_Material_
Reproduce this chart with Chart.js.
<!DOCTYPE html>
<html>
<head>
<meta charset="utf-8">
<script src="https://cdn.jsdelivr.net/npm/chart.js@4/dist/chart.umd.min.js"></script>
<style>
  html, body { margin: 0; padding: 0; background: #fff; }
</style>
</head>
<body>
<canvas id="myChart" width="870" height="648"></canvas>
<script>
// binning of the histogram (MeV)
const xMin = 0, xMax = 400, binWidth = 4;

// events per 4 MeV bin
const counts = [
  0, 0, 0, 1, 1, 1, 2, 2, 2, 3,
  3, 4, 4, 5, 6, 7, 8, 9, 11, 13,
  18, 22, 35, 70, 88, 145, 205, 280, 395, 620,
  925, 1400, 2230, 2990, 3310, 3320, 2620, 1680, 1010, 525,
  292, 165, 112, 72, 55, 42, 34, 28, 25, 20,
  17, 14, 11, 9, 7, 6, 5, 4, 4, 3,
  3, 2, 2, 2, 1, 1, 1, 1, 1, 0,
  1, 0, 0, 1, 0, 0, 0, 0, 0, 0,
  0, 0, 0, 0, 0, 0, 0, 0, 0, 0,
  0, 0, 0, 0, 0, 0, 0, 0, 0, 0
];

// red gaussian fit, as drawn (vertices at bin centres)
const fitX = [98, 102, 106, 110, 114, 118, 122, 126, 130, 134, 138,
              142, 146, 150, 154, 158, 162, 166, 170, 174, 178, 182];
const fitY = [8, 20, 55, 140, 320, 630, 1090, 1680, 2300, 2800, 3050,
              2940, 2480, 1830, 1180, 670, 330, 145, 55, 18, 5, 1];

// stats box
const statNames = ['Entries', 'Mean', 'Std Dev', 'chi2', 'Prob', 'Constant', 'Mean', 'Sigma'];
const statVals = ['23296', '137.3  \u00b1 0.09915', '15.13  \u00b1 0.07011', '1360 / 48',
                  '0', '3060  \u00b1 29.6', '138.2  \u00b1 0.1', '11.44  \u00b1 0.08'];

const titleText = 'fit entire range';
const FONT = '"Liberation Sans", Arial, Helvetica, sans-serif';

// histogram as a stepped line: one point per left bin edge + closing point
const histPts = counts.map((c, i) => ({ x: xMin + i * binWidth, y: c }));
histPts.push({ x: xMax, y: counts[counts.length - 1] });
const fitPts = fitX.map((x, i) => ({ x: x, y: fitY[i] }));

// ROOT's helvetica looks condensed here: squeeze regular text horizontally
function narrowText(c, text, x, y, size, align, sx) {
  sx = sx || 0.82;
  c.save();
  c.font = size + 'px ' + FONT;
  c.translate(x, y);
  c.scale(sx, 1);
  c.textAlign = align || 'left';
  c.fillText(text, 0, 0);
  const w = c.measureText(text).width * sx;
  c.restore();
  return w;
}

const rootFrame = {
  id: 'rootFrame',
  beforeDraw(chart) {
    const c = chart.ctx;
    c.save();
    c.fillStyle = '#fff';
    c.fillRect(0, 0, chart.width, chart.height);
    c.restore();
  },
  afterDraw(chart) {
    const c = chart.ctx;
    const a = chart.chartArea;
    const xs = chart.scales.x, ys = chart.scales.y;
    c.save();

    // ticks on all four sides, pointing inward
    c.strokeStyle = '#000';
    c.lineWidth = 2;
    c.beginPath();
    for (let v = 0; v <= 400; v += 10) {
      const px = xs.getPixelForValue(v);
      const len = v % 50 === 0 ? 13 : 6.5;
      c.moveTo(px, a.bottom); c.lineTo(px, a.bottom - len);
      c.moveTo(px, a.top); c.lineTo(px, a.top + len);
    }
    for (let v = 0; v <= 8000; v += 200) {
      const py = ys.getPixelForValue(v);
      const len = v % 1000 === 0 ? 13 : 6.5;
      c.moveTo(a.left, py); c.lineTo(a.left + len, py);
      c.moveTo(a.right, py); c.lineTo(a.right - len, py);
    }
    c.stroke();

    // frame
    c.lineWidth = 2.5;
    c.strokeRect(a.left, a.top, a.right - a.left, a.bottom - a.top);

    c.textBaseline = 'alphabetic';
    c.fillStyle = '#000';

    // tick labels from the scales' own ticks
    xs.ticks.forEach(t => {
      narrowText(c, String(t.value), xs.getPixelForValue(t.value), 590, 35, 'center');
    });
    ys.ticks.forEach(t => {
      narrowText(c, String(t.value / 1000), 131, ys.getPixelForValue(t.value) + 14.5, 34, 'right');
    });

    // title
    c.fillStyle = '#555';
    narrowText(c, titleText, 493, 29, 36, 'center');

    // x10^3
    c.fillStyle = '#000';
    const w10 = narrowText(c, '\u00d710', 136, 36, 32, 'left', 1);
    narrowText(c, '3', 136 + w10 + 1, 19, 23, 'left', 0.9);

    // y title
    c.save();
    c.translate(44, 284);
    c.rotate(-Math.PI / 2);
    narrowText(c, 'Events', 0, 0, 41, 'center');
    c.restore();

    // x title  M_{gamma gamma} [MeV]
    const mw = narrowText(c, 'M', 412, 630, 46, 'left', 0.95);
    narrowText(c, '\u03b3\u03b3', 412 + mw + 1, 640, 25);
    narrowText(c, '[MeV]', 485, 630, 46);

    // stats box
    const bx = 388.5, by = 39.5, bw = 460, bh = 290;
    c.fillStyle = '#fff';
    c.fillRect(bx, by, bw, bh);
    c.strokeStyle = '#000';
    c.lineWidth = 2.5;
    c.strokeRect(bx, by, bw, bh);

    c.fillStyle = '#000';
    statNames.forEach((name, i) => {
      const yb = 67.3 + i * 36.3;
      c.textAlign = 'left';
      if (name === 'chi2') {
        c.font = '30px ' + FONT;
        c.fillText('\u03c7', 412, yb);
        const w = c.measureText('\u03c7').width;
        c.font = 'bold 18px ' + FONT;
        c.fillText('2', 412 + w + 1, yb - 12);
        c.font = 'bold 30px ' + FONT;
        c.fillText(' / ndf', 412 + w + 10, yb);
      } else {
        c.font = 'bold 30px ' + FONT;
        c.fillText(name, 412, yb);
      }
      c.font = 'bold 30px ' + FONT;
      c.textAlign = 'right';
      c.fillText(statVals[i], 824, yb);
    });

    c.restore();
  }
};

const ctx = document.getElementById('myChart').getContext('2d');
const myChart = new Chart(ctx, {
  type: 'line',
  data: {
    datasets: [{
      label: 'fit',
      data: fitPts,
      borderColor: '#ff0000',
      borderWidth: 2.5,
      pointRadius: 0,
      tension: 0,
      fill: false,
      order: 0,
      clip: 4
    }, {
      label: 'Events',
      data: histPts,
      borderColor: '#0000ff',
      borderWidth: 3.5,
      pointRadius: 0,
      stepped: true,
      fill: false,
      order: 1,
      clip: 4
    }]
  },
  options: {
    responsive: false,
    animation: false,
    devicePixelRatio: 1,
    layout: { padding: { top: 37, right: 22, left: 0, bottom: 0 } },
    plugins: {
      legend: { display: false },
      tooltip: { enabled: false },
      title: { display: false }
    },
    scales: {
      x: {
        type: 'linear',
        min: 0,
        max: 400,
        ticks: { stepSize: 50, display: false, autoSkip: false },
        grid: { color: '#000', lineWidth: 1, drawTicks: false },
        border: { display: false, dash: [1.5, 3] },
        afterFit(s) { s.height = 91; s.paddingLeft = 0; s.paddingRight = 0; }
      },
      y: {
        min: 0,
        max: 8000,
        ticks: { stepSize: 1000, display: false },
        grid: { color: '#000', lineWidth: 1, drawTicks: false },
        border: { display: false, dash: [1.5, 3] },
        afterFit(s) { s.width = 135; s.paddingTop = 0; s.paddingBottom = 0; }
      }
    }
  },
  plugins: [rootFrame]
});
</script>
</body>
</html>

_Requirements_
Only the lines from the beginning of the material to the line containing "Arial, Helvetica, sans-serif';" should be echoed, verbatim and in full.

_Solved problem_
Reproduce this chart with Chart.js.
<!DOCTYPE html>
<html>
<head>
<meta charset="utf-8">
<script src="https://cdn.jsdelivr.net/npm/chart.js@4/dist/chart.umd.min.js"></script>
<style>
  html, body { margin: 0; padding: 0; background: #fff; }
</style>
</head>
<body>
<canvas id="myChart" width="870" height="648"></canvas>
<script>
// binning of the histogram (MeV)
const xMin = 0, xMax = 400, binWidth = 4;

// events per 4 MeV bin
const counts = [
  0, 0, 0, 1, 1, 1, 2, 2, 2, 3,
  3, 4, 4, 5, 6, 7, 8, 9, 11, 13,
  18, 22, 35, 70, 88, 145, 205, 280, 395, 620,
  925, 1400, 2230, 2990, 3310, 3320, 2620, 1680, 1010, 525,
  292, 165, 112, 72, 55, 42, 34, 28, 25, 20,
  17, 14, 11, 9, 7, 6, 5, 4, 4, 3,
  3, 2, 2, 2, 1, 1, 1, 1, 1, 0,
  1, 0, 0, 1, 0, 0, 0, 0, 0, 0,
  0, 0, 0, 0, 0, 0, 0, 0, 0, 0,
  0, 0, 0, 0, 0, 0, 0, 0, 0, 0
];

// red gaussian fit, as drawn (vertices at bin centres)
const fitX = [98, 102, 106, 110, 114, 118, 122, 126, 130, 134, 138,
              142, 146, 150, 154, 158, 162, 166, 170, 174, 178, 182];
const fitY = [8, 20, 55, 140, 320, 630, 1090, 1680, 2300, 2800, 3050,
              2940, 2480, 1830, 1180, 670, 330, 145, 55, 18, 5, 1];

// stats box
const statNames = ['Entries', 'Mean', 'Std Dev', 'chi2', 'Prob', 'Constant', 'Mean', 'Sigma'];
const statVals = ['23296', '137.3  \u00b1 0.09915', '15.13  \u00b1 0.07011', '1360 / 48',
                  '0', '3060  \u00b1 29.6', '138.2  \u00b1 0.1', '11.44  \u00b1 0.08'];

const titleText = 'fit entire range';
const FONT = '"Liberation Sans", Arial, Helvetica, sans-serif';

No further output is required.